■ Requirement
Copy out exactly the lines from the first line of the material below through the line containing "0.8, 0.2, -5.1, -12.9, -20.9, -31.5];", and nothing beyond them.

_ _ _

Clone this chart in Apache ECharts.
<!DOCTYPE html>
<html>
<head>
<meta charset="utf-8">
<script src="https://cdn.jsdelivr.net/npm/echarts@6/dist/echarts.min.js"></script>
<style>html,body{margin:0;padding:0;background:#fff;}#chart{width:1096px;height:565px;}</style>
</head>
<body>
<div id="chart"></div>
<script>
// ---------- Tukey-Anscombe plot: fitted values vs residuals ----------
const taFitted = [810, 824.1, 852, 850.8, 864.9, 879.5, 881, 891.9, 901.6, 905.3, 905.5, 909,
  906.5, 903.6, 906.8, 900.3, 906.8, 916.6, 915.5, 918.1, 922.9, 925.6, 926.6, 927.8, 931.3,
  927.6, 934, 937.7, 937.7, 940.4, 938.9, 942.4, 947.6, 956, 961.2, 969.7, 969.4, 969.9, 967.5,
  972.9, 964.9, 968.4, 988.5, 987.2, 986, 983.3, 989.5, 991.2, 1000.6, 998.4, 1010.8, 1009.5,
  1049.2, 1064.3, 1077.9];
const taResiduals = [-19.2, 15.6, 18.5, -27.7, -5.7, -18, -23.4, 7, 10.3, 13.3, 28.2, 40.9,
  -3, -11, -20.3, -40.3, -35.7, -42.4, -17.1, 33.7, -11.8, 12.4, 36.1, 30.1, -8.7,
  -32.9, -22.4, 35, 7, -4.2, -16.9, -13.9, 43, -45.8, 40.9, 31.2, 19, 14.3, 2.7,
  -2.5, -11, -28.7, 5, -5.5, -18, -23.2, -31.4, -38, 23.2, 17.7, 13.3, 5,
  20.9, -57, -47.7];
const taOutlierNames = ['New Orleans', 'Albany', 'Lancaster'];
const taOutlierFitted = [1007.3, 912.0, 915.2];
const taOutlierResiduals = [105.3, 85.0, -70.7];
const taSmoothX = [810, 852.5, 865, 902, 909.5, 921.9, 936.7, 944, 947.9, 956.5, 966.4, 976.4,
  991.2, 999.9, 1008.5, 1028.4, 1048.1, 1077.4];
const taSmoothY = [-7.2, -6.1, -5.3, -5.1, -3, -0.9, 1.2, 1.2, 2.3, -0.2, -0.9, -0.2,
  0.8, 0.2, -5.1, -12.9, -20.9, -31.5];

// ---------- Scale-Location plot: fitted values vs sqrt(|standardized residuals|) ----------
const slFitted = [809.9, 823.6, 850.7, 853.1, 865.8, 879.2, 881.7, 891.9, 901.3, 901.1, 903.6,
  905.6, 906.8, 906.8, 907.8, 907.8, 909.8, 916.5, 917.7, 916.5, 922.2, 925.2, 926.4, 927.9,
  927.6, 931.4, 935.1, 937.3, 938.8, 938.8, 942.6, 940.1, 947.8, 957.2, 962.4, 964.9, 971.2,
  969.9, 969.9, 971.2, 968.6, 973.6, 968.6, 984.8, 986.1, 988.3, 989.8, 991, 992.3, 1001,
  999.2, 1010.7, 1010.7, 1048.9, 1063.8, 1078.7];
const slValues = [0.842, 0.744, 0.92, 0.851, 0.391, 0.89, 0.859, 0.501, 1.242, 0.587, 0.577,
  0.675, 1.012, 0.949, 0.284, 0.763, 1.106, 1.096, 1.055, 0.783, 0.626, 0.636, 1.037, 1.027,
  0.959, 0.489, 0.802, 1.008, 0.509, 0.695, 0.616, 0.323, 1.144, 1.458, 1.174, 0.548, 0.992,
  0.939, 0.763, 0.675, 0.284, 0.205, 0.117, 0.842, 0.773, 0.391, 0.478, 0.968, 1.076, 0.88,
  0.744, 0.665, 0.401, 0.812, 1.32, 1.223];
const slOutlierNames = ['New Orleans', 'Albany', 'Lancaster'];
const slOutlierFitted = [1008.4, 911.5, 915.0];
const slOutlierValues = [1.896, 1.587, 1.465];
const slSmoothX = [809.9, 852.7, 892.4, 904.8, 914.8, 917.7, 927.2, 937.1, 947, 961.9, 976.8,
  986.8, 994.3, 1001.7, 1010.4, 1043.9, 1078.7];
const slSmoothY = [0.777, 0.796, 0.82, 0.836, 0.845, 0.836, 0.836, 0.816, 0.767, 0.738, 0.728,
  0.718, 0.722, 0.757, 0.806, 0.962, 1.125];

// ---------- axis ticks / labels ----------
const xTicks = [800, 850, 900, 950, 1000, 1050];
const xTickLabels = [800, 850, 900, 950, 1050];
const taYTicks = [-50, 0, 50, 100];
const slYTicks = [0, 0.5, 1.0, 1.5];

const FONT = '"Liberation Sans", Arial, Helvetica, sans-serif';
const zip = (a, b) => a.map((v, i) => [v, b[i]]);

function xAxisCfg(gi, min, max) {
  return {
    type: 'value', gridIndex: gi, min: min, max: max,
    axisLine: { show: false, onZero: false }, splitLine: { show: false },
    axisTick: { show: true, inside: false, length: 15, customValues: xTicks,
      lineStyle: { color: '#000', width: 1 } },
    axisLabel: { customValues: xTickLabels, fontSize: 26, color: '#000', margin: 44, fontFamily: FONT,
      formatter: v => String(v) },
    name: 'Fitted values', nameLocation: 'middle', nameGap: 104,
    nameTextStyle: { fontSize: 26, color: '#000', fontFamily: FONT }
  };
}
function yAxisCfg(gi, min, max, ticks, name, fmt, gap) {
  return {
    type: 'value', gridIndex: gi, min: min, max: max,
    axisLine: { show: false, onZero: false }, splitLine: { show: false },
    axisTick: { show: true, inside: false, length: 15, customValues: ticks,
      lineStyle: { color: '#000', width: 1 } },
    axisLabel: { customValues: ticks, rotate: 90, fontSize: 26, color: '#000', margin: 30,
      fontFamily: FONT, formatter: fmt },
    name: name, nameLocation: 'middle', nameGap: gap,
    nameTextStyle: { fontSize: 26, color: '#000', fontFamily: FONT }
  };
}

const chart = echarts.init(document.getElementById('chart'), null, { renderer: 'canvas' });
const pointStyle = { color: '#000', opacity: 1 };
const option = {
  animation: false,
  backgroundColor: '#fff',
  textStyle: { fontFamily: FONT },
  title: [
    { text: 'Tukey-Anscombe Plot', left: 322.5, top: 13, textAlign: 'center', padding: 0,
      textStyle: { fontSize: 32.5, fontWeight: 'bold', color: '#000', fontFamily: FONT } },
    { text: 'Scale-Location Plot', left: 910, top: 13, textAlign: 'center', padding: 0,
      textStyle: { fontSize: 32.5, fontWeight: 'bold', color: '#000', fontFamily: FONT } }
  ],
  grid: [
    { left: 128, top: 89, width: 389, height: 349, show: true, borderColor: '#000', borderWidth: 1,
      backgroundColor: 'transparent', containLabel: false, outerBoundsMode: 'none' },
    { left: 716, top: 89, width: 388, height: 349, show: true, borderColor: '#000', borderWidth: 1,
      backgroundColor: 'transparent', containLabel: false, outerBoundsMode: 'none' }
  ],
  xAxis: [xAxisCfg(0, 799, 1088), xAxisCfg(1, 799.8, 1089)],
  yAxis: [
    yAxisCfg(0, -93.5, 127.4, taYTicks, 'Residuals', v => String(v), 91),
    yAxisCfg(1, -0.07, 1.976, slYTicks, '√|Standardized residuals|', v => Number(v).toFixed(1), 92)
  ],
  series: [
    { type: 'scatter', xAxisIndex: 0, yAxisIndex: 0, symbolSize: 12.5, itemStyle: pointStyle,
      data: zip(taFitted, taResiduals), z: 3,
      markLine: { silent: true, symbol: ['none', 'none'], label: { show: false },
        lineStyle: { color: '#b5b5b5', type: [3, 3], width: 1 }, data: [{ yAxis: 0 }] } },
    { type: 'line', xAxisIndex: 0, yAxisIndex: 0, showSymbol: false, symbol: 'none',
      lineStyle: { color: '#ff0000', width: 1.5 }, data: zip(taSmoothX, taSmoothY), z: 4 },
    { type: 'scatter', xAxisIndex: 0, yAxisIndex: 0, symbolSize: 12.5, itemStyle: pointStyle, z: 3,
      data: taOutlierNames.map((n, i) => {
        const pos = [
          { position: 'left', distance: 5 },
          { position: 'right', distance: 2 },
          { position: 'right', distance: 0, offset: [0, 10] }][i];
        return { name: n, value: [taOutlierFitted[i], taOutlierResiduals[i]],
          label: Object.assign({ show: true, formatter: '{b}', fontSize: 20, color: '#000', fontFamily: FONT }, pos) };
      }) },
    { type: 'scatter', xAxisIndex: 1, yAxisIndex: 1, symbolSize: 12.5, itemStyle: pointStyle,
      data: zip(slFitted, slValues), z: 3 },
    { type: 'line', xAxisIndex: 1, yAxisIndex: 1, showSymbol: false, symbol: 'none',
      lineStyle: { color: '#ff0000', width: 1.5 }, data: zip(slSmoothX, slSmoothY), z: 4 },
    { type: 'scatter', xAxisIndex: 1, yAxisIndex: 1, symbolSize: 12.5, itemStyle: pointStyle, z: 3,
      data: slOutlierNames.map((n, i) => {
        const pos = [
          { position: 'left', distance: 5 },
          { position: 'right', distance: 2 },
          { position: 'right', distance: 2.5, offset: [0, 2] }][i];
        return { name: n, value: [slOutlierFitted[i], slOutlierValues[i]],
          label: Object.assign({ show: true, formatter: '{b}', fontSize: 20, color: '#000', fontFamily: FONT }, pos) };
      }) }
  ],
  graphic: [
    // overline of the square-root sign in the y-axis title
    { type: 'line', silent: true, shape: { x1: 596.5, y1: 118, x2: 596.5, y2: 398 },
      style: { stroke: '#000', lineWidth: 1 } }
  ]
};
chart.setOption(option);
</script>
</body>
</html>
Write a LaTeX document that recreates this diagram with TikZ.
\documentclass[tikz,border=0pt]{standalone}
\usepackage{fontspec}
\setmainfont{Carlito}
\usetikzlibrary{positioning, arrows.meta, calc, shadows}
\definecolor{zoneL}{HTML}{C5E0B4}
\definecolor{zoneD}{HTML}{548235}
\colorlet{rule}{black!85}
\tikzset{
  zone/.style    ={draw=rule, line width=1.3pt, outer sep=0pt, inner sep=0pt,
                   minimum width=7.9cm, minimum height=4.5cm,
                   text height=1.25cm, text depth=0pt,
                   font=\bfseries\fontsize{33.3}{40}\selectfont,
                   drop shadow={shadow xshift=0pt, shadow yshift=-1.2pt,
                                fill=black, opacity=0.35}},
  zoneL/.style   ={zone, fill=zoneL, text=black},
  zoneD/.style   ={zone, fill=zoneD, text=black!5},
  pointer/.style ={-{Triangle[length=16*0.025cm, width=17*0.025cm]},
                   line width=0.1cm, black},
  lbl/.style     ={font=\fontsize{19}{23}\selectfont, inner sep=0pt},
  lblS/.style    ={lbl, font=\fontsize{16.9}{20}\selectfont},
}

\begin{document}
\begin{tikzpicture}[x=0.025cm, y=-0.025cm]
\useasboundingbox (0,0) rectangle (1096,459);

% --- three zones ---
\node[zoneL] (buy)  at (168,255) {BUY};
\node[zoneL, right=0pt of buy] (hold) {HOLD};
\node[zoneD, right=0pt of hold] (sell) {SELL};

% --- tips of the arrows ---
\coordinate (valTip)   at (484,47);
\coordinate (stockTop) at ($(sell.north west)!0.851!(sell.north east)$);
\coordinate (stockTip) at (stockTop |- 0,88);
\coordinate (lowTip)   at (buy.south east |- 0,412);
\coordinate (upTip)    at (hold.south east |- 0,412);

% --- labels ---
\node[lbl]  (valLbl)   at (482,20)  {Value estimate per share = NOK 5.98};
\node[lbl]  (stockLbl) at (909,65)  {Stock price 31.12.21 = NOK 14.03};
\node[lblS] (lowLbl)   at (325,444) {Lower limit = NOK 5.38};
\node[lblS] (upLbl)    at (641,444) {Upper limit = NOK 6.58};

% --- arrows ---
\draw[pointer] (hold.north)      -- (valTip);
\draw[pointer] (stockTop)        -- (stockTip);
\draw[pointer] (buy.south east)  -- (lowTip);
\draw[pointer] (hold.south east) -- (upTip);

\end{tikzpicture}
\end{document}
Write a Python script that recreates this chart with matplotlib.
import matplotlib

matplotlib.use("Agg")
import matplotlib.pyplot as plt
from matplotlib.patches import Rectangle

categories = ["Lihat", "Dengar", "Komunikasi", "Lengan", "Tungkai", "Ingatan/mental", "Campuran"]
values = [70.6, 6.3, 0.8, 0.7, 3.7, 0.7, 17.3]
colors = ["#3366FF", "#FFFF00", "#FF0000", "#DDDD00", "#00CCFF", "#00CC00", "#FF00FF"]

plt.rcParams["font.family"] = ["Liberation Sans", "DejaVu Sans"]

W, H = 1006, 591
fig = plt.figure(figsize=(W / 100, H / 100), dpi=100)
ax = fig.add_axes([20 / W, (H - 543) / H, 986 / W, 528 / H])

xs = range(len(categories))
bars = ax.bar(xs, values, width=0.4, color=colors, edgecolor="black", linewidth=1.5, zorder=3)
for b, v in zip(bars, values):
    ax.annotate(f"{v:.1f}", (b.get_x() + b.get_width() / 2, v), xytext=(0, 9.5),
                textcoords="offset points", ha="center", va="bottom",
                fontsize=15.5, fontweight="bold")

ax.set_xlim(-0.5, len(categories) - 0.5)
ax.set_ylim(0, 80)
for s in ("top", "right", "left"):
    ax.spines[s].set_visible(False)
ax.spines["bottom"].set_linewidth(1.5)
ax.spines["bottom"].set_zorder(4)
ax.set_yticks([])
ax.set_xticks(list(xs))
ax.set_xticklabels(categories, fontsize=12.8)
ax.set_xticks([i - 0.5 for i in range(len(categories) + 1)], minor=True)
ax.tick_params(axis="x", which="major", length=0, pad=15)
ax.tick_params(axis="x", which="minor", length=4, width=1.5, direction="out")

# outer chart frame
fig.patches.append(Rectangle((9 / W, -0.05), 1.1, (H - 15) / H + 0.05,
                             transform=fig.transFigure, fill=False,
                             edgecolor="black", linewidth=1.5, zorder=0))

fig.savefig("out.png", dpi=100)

_ _ _

■ Response to this exercise
Clone this chart in Apache ECharts.
<!DOCTYPE html>
<html>
<head>
<meta charset="utf-8">
<script src="https://cdn.jsdelivr.net/npm/echarts@6/dist/echarts.min.js"></script>
<style>html,body{margin:0;padding:0;background:#fff;}#chart{width:1096px;height:565px;}</style>
</head>
<body>
<div id="chart"></div>
<script>
// ---------- Tukey-Anscombe plot: fitted values vs residuals ----------
const taFitted = [810, 824.1, 852, 850.8, 864.9, 879.5, 881, 891.9, 901.6, 905.3, 905.5, 909,
  906.5, 903.6, 906.8, 900.3, 906.8, 916.6, 915.5, 918.1, 922.9, 925.6, 926.6, 927.8, 931.3,
  927.6, 934, 937.7, 937.7, 940.4, 938.9, 942.4, 947.6, 956, 961.2, 969.7, 969.4, 969.9, 967.5,
  972.9, 964.9, 968.4, 988.5, 987.2, 986, 983.3, 989.5, 991.2, 1000.6, 998.4, 1010.8, 1009.5,
  1049.2, 1064.3, 1077.9];
const taResiduals = [-19.2, 15.6, 18.5, -27.7, -5.7, -18, -23.4, 7, 10.3, 13.3, 28.2, 40.9,
  -3, -11, -20.3, -40.3, -35.7, -42.4, -17.1, 33.7, -11.8, 12.4, 36.1, 30.1, -8.7,
  -32.9, -22.4, 35, 7, -4.2, -16.9, -13.9, 43, -45.8, 40.9, 31.2, 19, 14.3, 2.7,
  -2.5, -11, -28.7, 5, -5.5, -18, -23.2, -31.4, -38, 23.2, 17.7, 13.3, 5,
  20.9, -57, -47.7];
const taOutlierNames = ['New Orleans', 'Albany', 'Lancaster'];
const taOutlierFitted = [1007.3, 912.0, 915.2];
const taOutlierResiduals = [105.3, 85.0, -70.7];
const taSmoothX = [810, 852.5, 865, 902, 909.5, 921.9, 936.7, 944, 947.9, 956.5, 966.4, 976.4,
  991.2, 999.9, 1008.5, 1028.4, 1048.1, 1077.4];
const taSmoothY = [-7.2, -6.1, -5.3, -5.1, -3, -0.9, 1.2, 1.2, 2.3, -0.2, -0.9, -0.2,
  0.8, 0.2, -5.1, -12.9, -20.9, -31.5];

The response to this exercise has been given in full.